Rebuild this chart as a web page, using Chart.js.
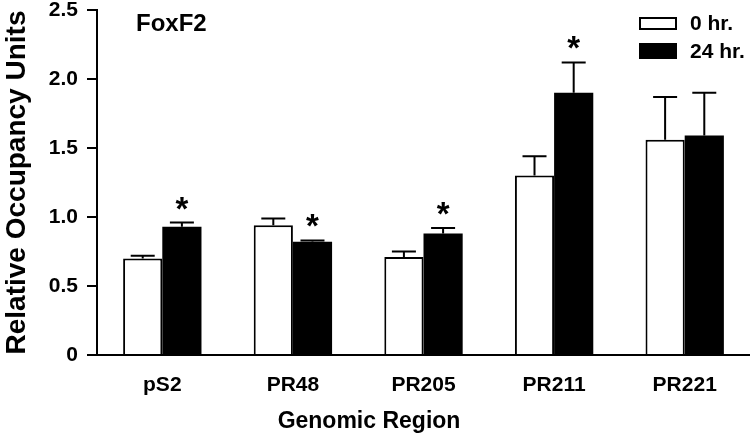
<!DOCTYPE html>
<html>
<head>
<meta charset="utf-8">
<script src="https://cdn.jsdelivr.net/npm/chart.js@4/dist/chart.umd.min.js"></script>
<style>
  html, body { margin: 0; padding: 0; background: #ffffff; }
  #wrap { width: 750px; height: 436px; }
</style>
</head>
<body>
<div id="wrap"><canvas id="chartCanvas" width="750" height="436"></canvas></div>
<script>
/* =========================
   Data
========================= */
const regions = ["pS2", "PR48", "PR205", "PR211", "PR221"];
const hr0 = [0.70, 0.94, 0.71, 1.30, 1.56];
const hr0Err = [0.02, 0.05, 0.04, 0.14, 0.31];
const hr24 = [0.93, 0.82, 0.88, 1.90, 1.59];
const hr24Err = [0.03, 0.01, 0.04, 0.22, 0.31];
const hr24Significant = [true, true, true, true, false];
const yTicks = [0, 0.5, 1.0, 1.5, 2.0, 2.5];

const FONT = "Arial, 'Liberation Sans', sans-serif";

/* =========================
   Error bars + asterisks
========================= */
const errorBarPlugin = {
  id: "errorBars",
  afterDatasetsDraw: (chart) => {
    const ctx = chart.ctx;
    const yScale = chart.scales.y;
    ctx.save();
    ctx.strokeStyle = "#000000";
    ctx.lineWidth = 2;
    chart.data.datasets.forEach((ds, di) => {
      const meta = chart.getDatasetMeta(di);
      meta.data.forEach((bar, i) => {
        const top = yScale.getPixelForValue(ds.data[i] + ds.errors[i]);
        const base = yScale.getPixelForValue(ds.data[i]);
        ctx.beginPath();
        ctx.moveTo(bar.x, base);
        ctx.lineTo(bar.x, top);
        ctx.moveTo(bar.x - 12, top);
        ctx.lineTo(bar.x + 12, top);
        ctx.stroke();
        if (ds.stars && ds.stars[i]) {
          ctx.fillStyle = "#000000";
          ctx.font = "bold 33px " + FONT;
          ctx.textAlign = "center";
          ctx.textBaseline = "alphabetic";
          ctx.fillText("*", bar.x, top - 3);
        }
      });
    });
    ctx.restore();
  }
};

/* =========================
   Titles, legend
========================= */
const annotationPlugin = {
  id: "annotations",
  afterDraw: (chart) => {
    const ctx = chart.ctx;
    const area = chart.chartArea;
    ctx.save();
    ctx.fillStyle = "#000000";

    // panel label
    ctx.font = "bold 24px " + FONT;
    ctx.textAlign = "left";
    ctx.textBaseline = "alphabetic";
    ctx.fillText("FoxF2", 136, 31);

    // x title
    ctx.font = "bold 23px " + FONT;
    ctx.textAlign = "center";
    ctx.fillText("Genomic Region", 369, 428);

    // y title
    ctx.save();
    ctx.translate(25, (area.top + area.bottom) / 2);
    ctx.rotate(-Math.PI / 2);
    ctx.font = "bold 28px " + FONT;
    ctx.textAlign = "center";
    ctx.fillText("Relative Occupancy Units", 0, 0);
    ctx.restore();

    // legend
    const boxes = [{ y: 18, h: 11 }, { y: 44, h: 14 }];
    chart.data.datasets.forEach((ds, i) => {
      const b = boxes[i];
      ctx.fillStyle = ds.backgroundColor;
      ctx.fillRect(640, b.y, 36, b.h);
      ctx.strokeStyle = "#000000";
      ctx.lineWidth = 2;
      ctx.strokeRect(640, b.y, 36, b.h);
      ctx.fillStyle = "#000000";
      ctx.font = "bold 21px " + FONT;
      ctx.textAlign = "left";
      ctx.textBaseline = "middle";
      ctx.fillText(ds.label, 690, b.y + b.h / 2 + 1);
    });
    ctx.restore();
  }
};

/* =========================
   Chart
========================= */
const ctx = document.getElementById("chartCanvas").getContext("2d");
new Chart(ctx, {
  type: "bar",
  data: {
    labels: regions,
    datasets: [
      {
        label: "0 hr.",
        data: hr0,
        errors: hr0Err,
        backgroundColor: "#ffffff",
        borderColor: "#000000",
        borderWidth: 2
      },
      {
        label: "24 hr.",
        data: hr24,
        errors: hr24Err,
        stars: hr24Significant,
        backgroundColor: "#000000",
        borderColor: "#000000",
        borderWidth: 0
      }
    ]
  },
  options: {
    responsive: false,
    animation: false,
    layout: { padding: { left: 0, top: 10, right: 0, bottom: 0 } },
    categoryPercentage: 0.6,
    barPercentage: 1.0,
    plugins: {
      legend: { display: false },
      tooltip: { enabled: false }
    },
    scales: {
      x: {
        grid: { display: false },
        border: { display: true, color: "#000000", width: 2 },
        ticks: {
          color: "#000000",
          font: { family: FONT, size: 21, weight: "bold" },
          padding: 10
        },
        afterFit: (scale) => {
          scale.height = 81;
          scale.paddingLeft = 0;
          scale.paddingRight = 0;
        }
      },
      y: {
        min: 0,
        max: 2.5,
        afterBuildTicks: (scale) => {
          scale.ticks = yTicks.map(v => ({ value: v }));
        },
        grid: {
          display: true,
          drawOnChartArea: false,
          drawTicks: true,
          tickLength: 10,
          color: "#000000",
          lineWidth: 2
        },
        border: { display: true, color: "#000000", width: 2 },
        ticks: {
          color: "#000000",
          font: { family: FONT, size: 21, weight: "bold" },
          padding: 9,
          callback: (v) => (v === 0 ? "0" : Number(v).toFixed(1))
        },
        afterFit: (scale) => {
          scale.width = 97;
          scale.paddingTop = 0;
          scale.paddingBottom = 0;
        }
      }
    }
  },
  plugins: [errorBarPlugin, annotationPlugin]
});
</script>
</body>
</html>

Exercise goal
Write out the material above again, word for word, minus its pictures.

Answer in full
Rebuild this chart as a web page, using Chart.js.
<!DOCTYPE html>
<html>
<head>
<meta charset="utf-8">
<script src="https://cdn.jsdelivr.net/npm/chart.js@4/dist/chart.umd.min.js"></script>
<style>
  html, body { margin: 0; padding: 0; background: #ffffff; }
  #wrap { width: 750px; height: 436px; }
</style>
</head>
<body>
<div id="wrap"><canvas id="chartCanvas" width="750" height="436"></canvas></div>
<script>
/* =========================
   Data
========================= */
const regions = ["pS2", "PR48", "PR205", "PR211", "PR221"];
const hr0 = [0.70, 0.94, 0.71, 1.30, 1.56];
const hr0Err = [0.02, 0.05, 0.04, 0.14, 0.31];
const hr24 = [0.93, 0.82, 0.88, 1.90, 1.59];
const hr24Err = [0.03, 0.01, 0.04, 0.22, 0.31];
const hr24Significant = [true, true, true, true, false];
const yTicks = [0, 0.5, 1.0, 1.5, 2.0, 2.5];

const FONT = "Arial, 'Liberation Sans', sans-serif";

/* =========================
   Error bars + asterisks
========================= */
const errorBarPlugin = {
  id: "errorBars",
  afterDatasetsDraw: (chart) => {
    const ctx = chart.ctx;
    const yScale = chart.scales.y;
    ctx.save();
    ctx.strokeStyle = "#000000";
    ctx.lineWidth = 2;
    chart.data.datasets.forEach((ds, di) => {
      const meta = chart.getDatasetMeta(di);
      meta.data.forEach((bar, i) => {
        const top = yScale.getPixelForValue(ds.data[i] + ds.errors[i]);
        const base = yScale.getPixelForValue(ds.data[i]);
        ctx.beginPath();
        ctx.moveTo(bar.x, base);
        ctx.lineTo(bar.x, top);
        ctx.moveTo(bar.x - 12, top);
        ctx.lineTo(bar.x + 12, top);
        ctx.stroke();
        if (ds.stars && ds.stars[i]) {
          ctx.fillStyle = "#000000";
          ctx.font = "bold 33px " + FONT;
          ctx.textAlign = "center";
          ctx.textBaseline = "alphabetic";
          ctx.fillText("*", bar.x, top - 3);
        }
      });
    });
    ctx.restore();
  }
};

/* =========================
   Titles, legend
========================= */
const annotationPlugin = {
  id: "annotations",
  afterDraw: (chart) => {
    const ctx = chart.ctx;
    const area = chart.chartArea;
    ctx.save();
    ctx.fillStyle = "#000000";

    // panel label
    ctx.font = "bold 24px " + FONT;
    ctx.textAlign = "left";
    ctx.textBaseline = "alphabetic";
    ctx.fillText("FoxF2", 136, 31);

    // x title
    ctx.font = "bold 23px " + FONT;
    ctx.textAlign = "center";
    ctx.fillText("Genomic Region", 369, 428);

    // y title
    ctx.save();
    ctx.translate(25, (area.top + area.bottom) / 2);
    ctx.rotate(-Math.PI / 2);
    ctx.font = "bold 28px " + FONT;
    ctx.textAlign = "center";
    ctx.fillText("Relative Occupancy Units", 0, 0);
    ctx.restore();

    // legend
    const boxes = [{ y: 18, h: 11 }, { y: 44, h: 14 }];
    chart.data.datasets.forEach((ds, i) => {
      const b = boxes[i];
      ctx.fillStyle = ds.backgroundColor;
      ctx.fillRect(640, b.y, 36, b.h);
      ctx.strokeStyle = "#000000";
      ctx.lineWidth = 2;
      ctx.strokeRect(640, b.y, 36, b.h);
      ctx.fillStyle = "#000000";
      ctx.font = "bold 21px " + FONT;
      ctx.textAlign = "left";
      ctx.textBaseline = "middle";
      ctx.fillText(ds.label, 690, b.y + b.h / 2 + 1);
    });
    ctx.restore();
  }
};

/* =========================
   Chart
========================= */
const ctx = document.getElementById("chartCanvas").getContext("2d");
new Chart(ctx, {
  type: "bar",
  data: {
    labels: regions,
    datasets: [
      {
        label: "0 hr.",
        data: hr0,
        errors: hr0Err,
        backgroundColor: "#ffffff",
        borderColor: "#000000",
        borderWidth: 2
      },
      {
        label: "24 hr.",
        data: hr24,
        errors: hr24Err,
        stars: hr24Significant,
        backgroundColor: "#000000",
        borderColor: "#000000",
        borderWidth: 0
      }
    ]
  },
  options: {
    responsive: false,
    animation: false,
    layout: { padding: { left: 0, top: 10, right: 0, bottom: 0 } },
    categoryPercentage: 0.6,
    barPercentage: 1.0,
    plugins: {
      legend: { display: false },
      tooltip: { enabled: false }
    },
    scales: {
      x: {
        grid: { display: false },
        border: { display: true, color: "#000000", width: 2 },
        ticks: {
          color: "#000000",
          font: { family: FONT, size: 21, weight: "bold" },
          padding: 10
        },
        afterFit: (scale) => {
          scale.height = 81;
          scale.paddingLeft = 0;
          scale.paddingRight = 0;
        }
      },
      y: {
        min: 0,
        max: 2.5,
        afterBuildTicks: (scale) => {
          scale.ticks = yTicks.map(v => ({ value: v }));
        },
        grid: {
          display: true,
          drawOnChartArea: false,
          drawTicks: true,
          tickLength: 10,
          color: "#000000",
          lineWidth: 2
        },
        border: { display: true, color: "#000000", width: 2 },
        ticks: {
          color: "#000000",
          font: { family: FONT, size: 21, weight: "bold" },
          padding: 9,
          callback: (v) => (v === 0 ? "0" : Number(v).toFixed(1))
        },
        afterFit: (scale) => {
          scale.width = 97;
          scale.paddingTop = 0;
          scale.paddingBottom = 0;
        }
      }
    }
  },
  plugins: [errorBarPlugin, annotationPlugin]
});
</script>
</body>
</html>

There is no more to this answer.